(Stored data entries)
★ ★ ★

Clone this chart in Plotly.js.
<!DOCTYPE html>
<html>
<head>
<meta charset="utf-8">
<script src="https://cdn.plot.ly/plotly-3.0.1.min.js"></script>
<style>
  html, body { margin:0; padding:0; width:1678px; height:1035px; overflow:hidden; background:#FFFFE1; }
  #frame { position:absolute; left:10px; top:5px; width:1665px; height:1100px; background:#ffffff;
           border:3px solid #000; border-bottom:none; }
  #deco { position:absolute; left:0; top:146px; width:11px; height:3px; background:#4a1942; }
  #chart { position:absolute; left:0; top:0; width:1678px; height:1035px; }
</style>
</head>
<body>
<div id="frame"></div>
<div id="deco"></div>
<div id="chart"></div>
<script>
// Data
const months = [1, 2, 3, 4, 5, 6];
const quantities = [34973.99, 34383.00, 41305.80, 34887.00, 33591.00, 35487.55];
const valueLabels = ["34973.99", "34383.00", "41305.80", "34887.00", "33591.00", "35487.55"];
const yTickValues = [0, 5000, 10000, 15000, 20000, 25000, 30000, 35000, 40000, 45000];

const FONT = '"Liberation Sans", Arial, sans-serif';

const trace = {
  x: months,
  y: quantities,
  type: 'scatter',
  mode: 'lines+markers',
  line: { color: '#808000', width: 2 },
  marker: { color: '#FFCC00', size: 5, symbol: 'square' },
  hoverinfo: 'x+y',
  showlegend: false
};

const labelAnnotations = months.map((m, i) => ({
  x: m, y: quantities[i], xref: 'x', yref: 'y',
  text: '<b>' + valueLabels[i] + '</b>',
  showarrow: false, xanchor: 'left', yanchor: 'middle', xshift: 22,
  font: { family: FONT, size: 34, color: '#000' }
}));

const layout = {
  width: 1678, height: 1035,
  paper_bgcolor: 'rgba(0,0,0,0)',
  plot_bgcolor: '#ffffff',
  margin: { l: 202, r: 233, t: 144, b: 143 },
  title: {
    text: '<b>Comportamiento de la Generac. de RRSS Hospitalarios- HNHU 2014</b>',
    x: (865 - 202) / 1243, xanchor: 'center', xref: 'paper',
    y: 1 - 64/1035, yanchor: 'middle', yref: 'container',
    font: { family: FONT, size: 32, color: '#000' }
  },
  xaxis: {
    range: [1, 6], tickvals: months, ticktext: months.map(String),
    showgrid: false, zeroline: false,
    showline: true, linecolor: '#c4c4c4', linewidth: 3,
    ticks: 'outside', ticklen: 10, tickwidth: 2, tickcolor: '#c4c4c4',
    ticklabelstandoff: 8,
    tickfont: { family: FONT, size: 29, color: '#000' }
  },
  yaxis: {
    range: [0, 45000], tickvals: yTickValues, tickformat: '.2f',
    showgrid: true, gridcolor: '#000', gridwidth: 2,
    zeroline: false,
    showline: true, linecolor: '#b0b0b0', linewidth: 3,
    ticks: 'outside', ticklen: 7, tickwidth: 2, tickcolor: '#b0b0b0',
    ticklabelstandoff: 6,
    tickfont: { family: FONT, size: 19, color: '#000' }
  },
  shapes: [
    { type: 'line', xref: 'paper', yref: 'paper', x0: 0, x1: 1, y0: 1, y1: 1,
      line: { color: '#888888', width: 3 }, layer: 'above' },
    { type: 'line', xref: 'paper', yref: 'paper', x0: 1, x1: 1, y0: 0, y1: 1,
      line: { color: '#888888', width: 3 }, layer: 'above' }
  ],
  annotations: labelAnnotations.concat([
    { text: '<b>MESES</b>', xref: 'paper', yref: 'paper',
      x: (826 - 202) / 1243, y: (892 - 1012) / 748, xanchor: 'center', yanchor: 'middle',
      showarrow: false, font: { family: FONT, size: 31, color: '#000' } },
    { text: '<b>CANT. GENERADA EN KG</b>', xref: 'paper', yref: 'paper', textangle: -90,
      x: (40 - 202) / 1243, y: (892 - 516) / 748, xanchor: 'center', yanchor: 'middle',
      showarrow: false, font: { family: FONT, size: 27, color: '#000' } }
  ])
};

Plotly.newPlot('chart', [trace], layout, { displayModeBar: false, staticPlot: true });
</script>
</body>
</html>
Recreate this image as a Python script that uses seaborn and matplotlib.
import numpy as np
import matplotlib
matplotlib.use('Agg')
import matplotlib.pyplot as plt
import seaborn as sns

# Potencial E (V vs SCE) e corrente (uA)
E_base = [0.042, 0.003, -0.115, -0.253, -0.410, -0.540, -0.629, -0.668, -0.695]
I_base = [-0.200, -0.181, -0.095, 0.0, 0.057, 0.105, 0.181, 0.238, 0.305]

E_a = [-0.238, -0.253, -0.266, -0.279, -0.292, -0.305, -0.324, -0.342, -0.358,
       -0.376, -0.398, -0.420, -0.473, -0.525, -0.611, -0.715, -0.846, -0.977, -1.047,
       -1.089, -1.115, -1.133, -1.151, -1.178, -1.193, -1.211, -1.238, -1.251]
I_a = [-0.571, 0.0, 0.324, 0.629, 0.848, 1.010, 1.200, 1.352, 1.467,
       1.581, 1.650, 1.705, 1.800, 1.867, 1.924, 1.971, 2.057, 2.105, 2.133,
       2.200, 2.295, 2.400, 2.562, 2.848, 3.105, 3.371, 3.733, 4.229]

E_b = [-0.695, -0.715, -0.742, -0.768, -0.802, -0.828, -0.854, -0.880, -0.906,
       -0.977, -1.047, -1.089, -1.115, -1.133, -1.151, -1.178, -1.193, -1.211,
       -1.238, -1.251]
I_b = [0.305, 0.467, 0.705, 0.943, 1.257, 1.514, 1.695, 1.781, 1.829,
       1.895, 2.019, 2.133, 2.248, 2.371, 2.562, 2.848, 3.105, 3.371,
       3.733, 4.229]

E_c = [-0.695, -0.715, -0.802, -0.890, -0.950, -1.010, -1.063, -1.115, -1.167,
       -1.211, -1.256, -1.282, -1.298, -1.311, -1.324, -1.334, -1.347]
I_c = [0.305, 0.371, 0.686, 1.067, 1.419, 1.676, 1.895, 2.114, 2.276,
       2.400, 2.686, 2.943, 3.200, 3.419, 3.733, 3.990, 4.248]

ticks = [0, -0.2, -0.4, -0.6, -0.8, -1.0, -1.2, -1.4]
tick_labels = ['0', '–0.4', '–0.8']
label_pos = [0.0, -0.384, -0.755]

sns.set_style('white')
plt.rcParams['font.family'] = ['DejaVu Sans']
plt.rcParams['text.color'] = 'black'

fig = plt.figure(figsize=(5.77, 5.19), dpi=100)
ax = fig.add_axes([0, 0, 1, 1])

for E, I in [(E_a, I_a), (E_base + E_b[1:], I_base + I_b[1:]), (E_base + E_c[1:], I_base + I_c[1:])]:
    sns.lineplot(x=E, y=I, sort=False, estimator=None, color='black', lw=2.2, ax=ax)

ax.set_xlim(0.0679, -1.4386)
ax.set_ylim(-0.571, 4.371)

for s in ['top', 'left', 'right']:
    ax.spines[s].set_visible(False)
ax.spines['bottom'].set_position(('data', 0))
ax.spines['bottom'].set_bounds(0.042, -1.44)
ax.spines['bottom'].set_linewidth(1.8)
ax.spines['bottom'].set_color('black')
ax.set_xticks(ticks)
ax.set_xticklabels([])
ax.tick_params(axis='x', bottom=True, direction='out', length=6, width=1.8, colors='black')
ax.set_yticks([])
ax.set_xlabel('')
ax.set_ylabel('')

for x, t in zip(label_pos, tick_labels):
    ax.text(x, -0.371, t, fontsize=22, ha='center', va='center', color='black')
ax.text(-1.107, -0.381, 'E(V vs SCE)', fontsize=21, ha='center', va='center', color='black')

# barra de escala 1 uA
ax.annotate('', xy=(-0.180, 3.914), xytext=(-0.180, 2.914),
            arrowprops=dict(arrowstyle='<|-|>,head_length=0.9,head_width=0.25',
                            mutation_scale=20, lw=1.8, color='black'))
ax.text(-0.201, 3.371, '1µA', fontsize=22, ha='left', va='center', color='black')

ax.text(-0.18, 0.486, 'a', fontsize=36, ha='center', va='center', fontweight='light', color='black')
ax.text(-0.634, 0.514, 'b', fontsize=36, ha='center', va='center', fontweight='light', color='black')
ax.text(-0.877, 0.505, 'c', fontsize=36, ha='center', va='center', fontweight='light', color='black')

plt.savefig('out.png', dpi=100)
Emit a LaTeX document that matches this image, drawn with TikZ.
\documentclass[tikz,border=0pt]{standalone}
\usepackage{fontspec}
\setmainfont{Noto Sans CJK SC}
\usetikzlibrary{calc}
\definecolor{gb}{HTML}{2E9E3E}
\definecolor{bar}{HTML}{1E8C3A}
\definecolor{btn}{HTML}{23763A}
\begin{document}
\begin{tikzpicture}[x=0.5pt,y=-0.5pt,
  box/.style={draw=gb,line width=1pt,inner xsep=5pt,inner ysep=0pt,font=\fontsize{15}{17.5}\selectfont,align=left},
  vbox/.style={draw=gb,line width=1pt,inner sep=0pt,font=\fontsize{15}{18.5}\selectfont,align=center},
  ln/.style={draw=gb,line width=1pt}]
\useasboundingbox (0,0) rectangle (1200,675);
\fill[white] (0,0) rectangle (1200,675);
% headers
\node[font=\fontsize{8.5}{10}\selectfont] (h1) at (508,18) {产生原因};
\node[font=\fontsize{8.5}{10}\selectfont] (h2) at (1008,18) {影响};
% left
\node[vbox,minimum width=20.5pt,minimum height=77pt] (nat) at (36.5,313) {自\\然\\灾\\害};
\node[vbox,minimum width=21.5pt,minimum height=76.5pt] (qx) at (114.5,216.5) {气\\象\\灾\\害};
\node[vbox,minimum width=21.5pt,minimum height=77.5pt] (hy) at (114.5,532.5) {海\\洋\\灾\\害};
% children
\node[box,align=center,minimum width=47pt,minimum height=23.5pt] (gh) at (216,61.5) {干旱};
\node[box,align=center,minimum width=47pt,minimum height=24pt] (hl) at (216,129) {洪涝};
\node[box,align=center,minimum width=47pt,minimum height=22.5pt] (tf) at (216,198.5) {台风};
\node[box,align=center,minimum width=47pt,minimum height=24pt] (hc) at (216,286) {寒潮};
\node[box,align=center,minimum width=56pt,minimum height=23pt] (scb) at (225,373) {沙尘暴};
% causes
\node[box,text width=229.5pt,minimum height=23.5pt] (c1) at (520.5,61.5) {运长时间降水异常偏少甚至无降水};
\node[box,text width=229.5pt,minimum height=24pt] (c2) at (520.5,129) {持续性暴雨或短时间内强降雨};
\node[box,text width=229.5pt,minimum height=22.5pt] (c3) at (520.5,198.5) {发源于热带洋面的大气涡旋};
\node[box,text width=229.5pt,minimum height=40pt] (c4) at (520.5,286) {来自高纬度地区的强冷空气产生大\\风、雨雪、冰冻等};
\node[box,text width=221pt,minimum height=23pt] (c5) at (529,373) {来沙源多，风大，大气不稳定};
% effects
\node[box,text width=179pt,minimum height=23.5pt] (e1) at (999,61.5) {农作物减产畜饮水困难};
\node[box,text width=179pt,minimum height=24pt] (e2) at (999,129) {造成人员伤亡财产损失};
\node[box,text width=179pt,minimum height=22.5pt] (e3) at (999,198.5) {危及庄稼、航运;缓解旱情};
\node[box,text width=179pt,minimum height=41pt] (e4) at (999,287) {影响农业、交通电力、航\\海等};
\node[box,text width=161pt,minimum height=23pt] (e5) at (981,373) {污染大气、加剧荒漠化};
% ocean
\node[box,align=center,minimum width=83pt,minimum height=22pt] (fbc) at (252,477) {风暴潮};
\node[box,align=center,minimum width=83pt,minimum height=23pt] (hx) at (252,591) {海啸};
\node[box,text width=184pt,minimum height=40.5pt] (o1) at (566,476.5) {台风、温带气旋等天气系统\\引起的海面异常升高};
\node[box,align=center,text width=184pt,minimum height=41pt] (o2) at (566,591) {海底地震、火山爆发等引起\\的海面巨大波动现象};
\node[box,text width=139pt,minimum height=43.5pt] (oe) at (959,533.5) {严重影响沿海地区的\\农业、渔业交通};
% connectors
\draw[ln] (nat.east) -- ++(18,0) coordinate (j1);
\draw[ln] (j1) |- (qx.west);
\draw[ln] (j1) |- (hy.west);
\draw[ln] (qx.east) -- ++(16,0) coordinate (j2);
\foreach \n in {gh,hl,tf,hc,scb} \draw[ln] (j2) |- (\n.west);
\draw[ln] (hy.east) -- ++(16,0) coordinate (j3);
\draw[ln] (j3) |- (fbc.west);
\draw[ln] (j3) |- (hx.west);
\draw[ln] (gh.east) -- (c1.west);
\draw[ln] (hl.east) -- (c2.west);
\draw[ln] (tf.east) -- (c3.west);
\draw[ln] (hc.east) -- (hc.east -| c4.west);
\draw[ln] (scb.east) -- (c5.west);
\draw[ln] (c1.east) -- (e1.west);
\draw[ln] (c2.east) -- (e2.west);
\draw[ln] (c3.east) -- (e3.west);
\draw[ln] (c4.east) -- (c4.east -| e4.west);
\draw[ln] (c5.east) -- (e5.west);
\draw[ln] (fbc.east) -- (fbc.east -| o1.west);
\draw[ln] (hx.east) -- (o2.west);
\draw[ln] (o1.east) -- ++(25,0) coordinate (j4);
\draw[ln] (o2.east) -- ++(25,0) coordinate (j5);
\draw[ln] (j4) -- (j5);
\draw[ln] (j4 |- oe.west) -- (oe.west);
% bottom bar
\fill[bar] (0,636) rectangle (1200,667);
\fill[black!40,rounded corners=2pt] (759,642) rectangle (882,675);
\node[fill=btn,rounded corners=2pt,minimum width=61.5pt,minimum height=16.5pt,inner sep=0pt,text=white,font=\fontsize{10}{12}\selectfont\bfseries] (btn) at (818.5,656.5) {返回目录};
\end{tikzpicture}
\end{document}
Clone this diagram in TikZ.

★ ★ ★

**WHAT TO PRODUCE**. Give the number of lines containing the word "that". No other answer is needed.

**FINAL RESULT**. 2